You just described Lemmy.
The fact that you don’t understand that federation != decentralization is the problem. Just because something is federated does not mean it’s decentralized. Decentralized means all data is stored on all nodes and the loss of any one node does not compromise that data. That’s not Lemmy. If your Lemmy server goes down, significant portions of your data go with it, which proportions vary, but you WILL lose data. That’s not decentralized, but everyone agrees Lemmy is federated, yes? Therefore, federation is not decentralization.
Spzi@lemm.ee 1 year ago
I’ll try in a less hostile manner, if I may.
You’re right that Lemmy is decentralized if we view it from far away. Individual instances may disappear, the network itself still remains.
The other person’s perspective was more zoomed in. If we look at individual instances, they can very much disappear, and users of that instance will have lost functionality. That includes both people with accounts on that instance, and users of communities hosted there.

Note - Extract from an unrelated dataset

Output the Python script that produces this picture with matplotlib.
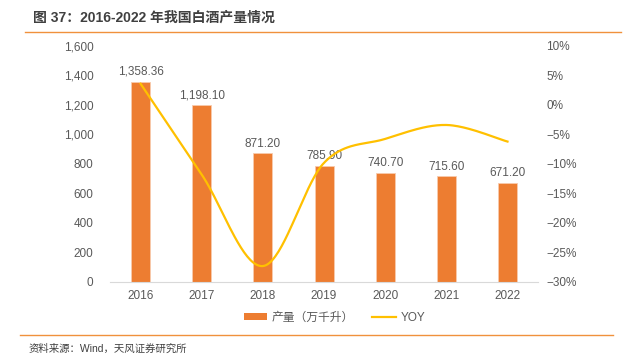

For big instances, we can imagine they are both. So even if one of their instance servers goes down, no functionality or data is lost, as they continuously internally mirror their data.
However, most instances are monoliths.
PropaGandalf@lemmy.world 1 year ago
Exactly thats what I think too. I was talkkng about the network itself while he was talking about single instances. But thats the difference to a distributed system where you have ni central servers at all. Still on the network level both federated and distributed systems are decentralized.